> [Problem] Extract the text of each entry below exactly, leaving every image behind.

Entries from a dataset
>> BEGIN
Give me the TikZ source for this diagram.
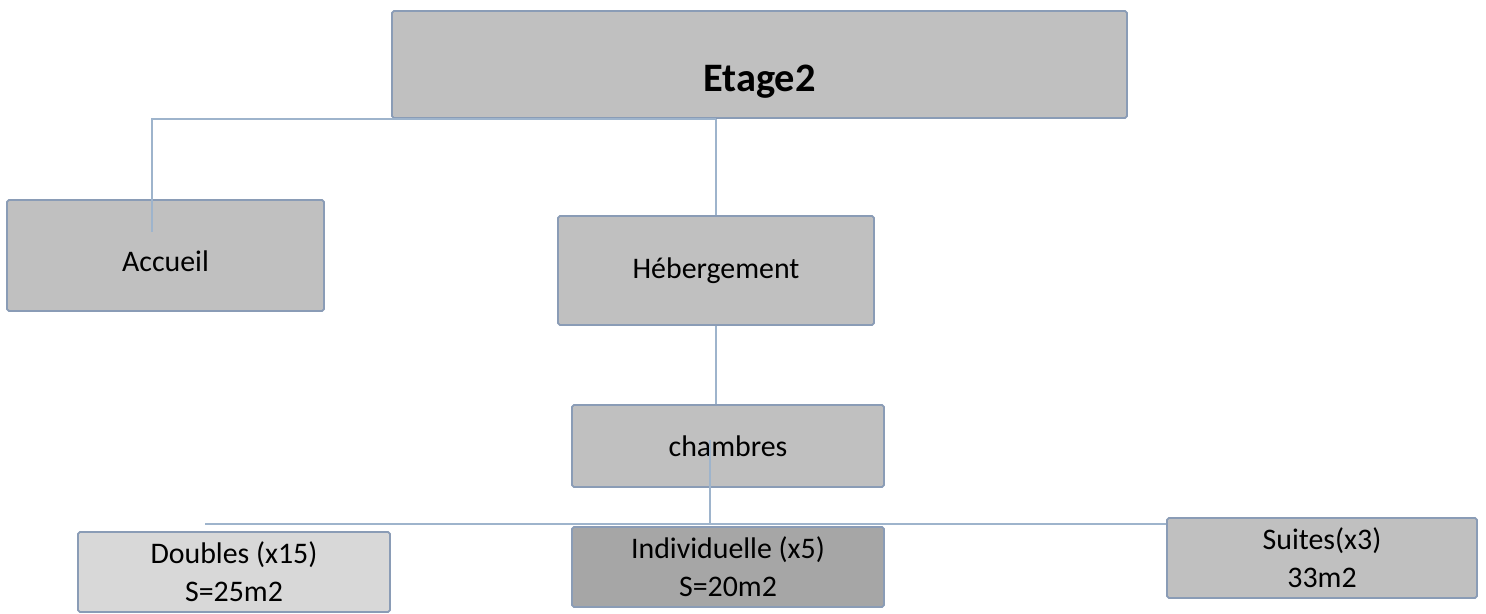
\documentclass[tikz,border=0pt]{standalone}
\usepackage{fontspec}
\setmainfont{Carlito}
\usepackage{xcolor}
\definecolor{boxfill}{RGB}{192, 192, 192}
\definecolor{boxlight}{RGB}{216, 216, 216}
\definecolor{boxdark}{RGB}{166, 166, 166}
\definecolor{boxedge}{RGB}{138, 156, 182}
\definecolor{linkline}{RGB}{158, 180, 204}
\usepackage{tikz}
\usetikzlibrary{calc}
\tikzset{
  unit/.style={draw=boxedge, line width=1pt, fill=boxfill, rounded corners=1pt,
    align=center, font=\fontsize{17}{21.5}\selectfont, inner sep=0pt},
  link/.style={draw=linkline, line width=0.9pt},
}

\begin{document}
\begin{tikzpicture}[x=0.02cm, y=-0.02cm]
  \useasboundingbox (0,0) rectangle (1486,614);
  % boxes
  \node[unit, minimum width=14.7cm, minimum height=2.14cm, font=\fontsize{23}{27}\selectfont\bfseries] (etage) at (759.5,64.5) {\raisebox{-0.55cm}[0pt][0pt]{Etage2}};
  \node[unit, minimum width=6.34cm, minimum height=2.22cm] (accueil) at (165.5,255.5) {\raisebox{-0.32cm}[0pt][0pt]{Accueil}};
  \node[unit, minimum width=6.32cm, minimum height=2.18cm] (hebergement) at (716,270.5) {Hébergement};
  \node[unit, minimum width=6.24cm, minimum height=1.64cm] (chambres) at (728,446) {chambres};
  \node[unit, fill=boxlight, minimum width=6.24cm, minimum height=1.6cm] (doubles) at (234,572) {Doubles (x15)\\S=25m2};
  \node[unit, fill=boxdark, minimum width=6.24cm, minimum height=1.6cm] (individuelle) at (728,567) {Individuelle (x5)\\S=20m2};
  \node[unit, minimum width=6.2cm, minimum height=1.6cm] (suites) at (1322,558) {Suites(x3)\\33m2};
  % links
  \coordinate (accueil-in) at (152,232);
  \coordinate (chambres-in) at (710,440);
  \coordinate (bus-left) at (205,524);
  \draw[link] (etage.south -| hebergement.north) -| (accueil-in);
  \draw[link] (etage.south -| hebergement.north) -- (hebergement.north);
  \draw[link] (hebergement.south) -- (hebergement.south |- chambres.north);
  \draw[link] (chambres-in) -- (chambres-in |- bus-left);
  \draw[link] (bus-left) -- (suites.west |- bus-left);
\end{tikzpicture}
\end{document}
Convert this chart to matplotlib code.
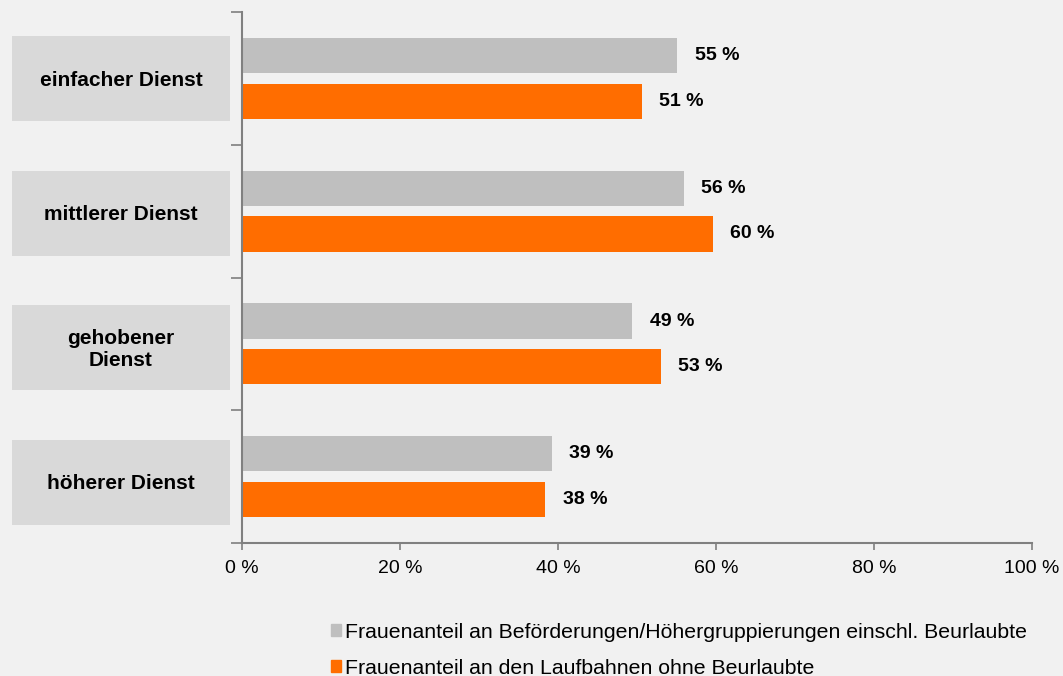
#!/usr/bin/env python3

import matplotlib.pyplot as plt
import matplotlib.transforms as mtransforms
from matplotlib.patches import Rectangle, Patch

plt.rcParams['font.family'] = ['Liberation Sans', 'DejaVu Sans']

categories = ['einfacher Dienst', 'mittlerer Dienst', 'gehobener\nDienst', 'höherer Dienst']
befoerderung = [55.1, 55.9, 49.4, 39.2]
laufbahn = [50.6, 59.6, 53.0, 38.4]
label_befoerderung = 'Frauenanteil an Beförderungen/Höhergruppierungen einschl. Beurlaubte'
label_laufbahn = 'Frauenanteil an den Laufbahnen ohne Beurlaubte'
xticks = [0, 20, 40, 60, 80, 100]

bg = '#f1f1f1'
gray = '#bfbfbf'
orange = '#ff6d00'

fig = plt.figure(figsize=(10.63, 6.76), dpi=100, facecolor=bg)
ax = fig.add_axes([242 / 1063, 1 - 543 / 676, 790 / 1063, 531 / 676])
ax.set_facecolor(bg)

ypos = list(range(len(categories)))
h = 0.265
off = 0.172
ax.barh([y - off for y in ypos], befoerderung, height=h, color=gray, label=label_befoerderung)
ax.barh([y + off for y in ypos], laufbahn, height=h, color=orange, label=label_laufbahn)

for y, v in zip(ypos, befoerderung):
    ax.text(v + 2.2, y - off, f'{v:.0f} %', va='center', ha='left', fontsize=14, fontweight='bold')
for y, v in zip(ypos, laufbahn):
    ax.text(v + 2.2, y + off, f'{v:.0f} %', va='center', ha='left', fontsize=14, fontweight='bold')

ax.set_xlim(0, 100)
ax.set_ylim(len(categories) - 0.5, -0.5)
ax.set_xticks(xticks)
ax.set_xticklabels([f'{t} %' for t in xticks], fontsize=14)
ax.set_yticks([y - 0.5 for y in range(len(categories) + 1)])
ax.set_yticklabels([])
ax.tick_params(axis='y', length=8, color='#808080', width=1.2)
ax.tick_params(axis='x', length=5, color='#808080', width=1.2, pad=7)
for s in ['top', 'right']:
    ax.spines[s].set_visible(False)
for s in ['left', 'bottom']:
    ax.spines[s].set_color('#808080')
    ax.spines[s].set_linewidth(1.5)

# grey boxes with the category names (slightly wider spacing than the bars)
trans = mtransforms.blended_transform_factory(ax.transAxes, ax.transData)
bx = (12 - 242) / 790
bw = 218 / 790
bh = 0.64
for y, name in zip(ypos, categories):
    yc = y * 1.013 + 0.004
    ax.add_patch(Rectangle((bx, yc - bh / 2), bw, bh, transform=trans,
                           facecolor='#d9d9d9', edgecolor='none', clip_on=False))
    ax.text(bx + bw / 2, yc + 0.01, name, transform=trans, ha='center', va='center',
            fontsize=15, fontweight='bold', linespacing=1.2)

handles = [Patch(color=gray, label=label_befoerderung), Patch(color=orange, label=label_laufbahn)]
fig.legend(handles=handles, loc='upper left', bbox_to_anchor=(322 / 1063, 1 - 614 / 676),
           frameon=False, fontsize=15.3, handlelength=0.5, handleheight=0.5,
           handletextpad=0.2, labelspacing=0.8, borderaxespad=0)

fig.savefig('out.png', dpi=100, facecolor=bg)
>> END
> [Response for this exercise]
Give me the TikZ source for this diagram.
\documentclass[tikz,border=0pt]{standalone}
\usepackage{fontspec}
\setmainfont{Carlito}
\usepackage{xcolor}
\definecolor{boxfill}{RGB}{192, 192, 192}
\definecolor{boxlight}{RGB}{216, 216, 216}
\definecolor{boxdark}{RGB}{166, 166, 166}
\definecolor{boxedge}{RGB}{138, 156, 182}
\definecolor{linkline}{RGB}{158, 180, 204}
\usepackage{tikz}
\usetikzlibrary{calc}
\tikzset{
  unit/.style={draw=boxedge, line width=1pt, fill=boxfill, rounded corners=1pt,
    align=center, font=\fontsize{17}{21.5}\selectfont, inner sep=0pt},
  link/.style={draw=linkline, line width=0.9pt},
}

\begin{document}
\begin{tikzpicture}[x=0.02cm, y=-0.02cm]
  \useasboundingbox (0,0) rectangle (1486,614);
  % boxes
  \node[unit, minimum width=14.7cm, minimum height=2.14cm, font=\fontsize{23}{27}\selectfont\bfseries] (etage) at (759.5,64.5) {\raisebox{-0.55cm}[0pt][0pt]{Etage2}};
  \node[unit, minimum width=6.34cm, minimum height=2.22cm] (accueil) at (165.5,255.5) {\raisebox{-0.32cm}[0pt][0pt]{Accueil}};
  \node[unit, minimum width=6.32cm, minimum height=2.18cm] (hebergement) at (716,270.5) {Hébergement};
  \node[unit, minimum width=6.24cm, minimum height=1.64cm] (chambres) at (728,446) {chambres};
  \node[unit, fill=boxlight, minimum width=6.24cm, minimum height=1.6cm] (doubles) at (234,572) {Doubles (x15)\\S=25m2};
  \node[unit, fill=boxdark, minimum width=6.24cm, minimum height=1.6cm] (individuelle) at (728,567) {Individuelle (x5)\\S=20m2};
  \node[unit, minimum width=6.2cm, minimum height=1.6cm] (suites) at (1322,558) {Suites(x3)\\33m2};
  % links
  \coordinate (accueil-in) at (152,232);
  \coordinate (chambres-in) at (710,440);
  \coordinate (bus-left) at (205,524);
  \draw[link] (etage.south -| hebergement.north) -| (accueil-in);
  \draw[link] (etage.south -| hebergement.north) -- (hebergement.north);
  \draw[link] (hebergement.south) -- (hebergement.south |- chambres.north);
  \draw[link] (chambres-in) -- (chambres-in |- bus-left);
  \draw[link] (bus-left) -- (suites.west |- bus-left);
\end{tikzpicture}
\end{document}
Convert this chart to matplotlib code.
#!/usr/bin/env python3

import matplotlib.pyplot as plt
import matplotlib.transforms as mtransforms
from matplotlib.patches import Rectangle, Patch

plt.rcParams['font.family'] = ['Liberation Sans', 'DejaVu Sans']

categories = ['einfacher Dienst', 'mittlerer Dienst', 'gehobener\nDienst', 'höherer Dienst']
befoerderung = [55.1, 55.9, 49.4, 39.2]
laufbahn = [50.6, 59.6, 53.0, 38.4]
label_befoerderung = 'Frauenanteil an Beförderungen/Höhergruppierungen einschl. Beurlaubte'
label_laufbahn = 'Frauenanteil an den Laufbahnen ohne Beurlaubte'
xticks = [0, 20, 40, 60, 80, 100]

bg = '#f1f1f1'
gray = '#bfbfbf'
orange = '#ff6d00'

fig = plt.figure(figsize=(10.63, 6.76), dpi=100, facecolor=bg)
ax = fig.add_axes([242 / 1063, 1 - 543 / 676, 790 / 1063, 531 / 676])
ax.set_facecolor(bg)

ypos = list(range(len(categories)))
h = 0.265
off = 0.172
ax.barh([y - off for y in ypos], befoerderung, height=h, color=gray, label=label_befoerderung)
ax.barh([y + off for y in ypos], laufbahn, height=h, color=orange, label=label_laufbahn)

for y, v in zip(ypos, befoerderung):
    ax.text(v + 2.2, y - off, f'{v:.0f} %', va='center', ha='left', fontsize=14, fontweight='bold')
for y, v in zip(ypos, laufbahn):
    ax.text(v + 2.2, y + off, f'{v:.0f} %', va='center', ha='left', fontsize=14, fontweight='bold')

ax.set_xlim(0, 100)
ax.set_ylim(len(categories) - 0.5, -0.5)
ax.set_xticks(xticks)
ax.set_xticklabels([f'{t} %' for t in xticks], fontsize=14)
ax.set_yticks([y - 0.5 for y in range(len(categories) + 1)])
ax.set_yticklabels([])
ax.tick_params(axis='y', length=8, color='#808080', width=1.2)
ax.tick_params(axis='x', length=5, color='#808080', width=1.2, pad=7)
for s in ['top', 'right']:
    ax.spines[s].set_visible(False)
for s in ['left', 'bottom']:
    ax.spines[s].set_color('#808080')
    ax.spines[s].set_linewidth(1.5)

# grey boxes with the category names (slightly wider spacing than the bars)
trans = mtransforms.blended_transform_factory(ax.transAxes, ax.transData)
bx = (12 - 242) / 790
bw = 218 / 790
bh = 0.64
for y, name in zip(ypos, categories):
    yc = y * 1.013 + 0.004
    ax.add_patch(Rectangle((bx, yc - bh / 2), bw, bh, transform=trans,
                           facecolor='#d9d9d9', edgecolor='none', clip_on=False))
    ax.text(bx + bw / 2, yc + 0.01, name, transform=trans, ha='center', va='center',
            fontsize=15, fontweight='bold', linespacing=1.2)

handles = [Patch(color=gray, label=label_befoerderung), Patch(color=orange, label=label_laufbahn)]
fig.legend(handles=handles, loc='upper left', bbox_to_anchor=(322 / 1063, 1 - 614 / 676),
           frameon=False, fontsize=15.3, handlelength=0.5, handleheight=0.5,
           handletextpad=0.2, labelspacing=0.8, borderaxespad=0)

fig.savefig('out.png', dpi=100, facecolor=bg)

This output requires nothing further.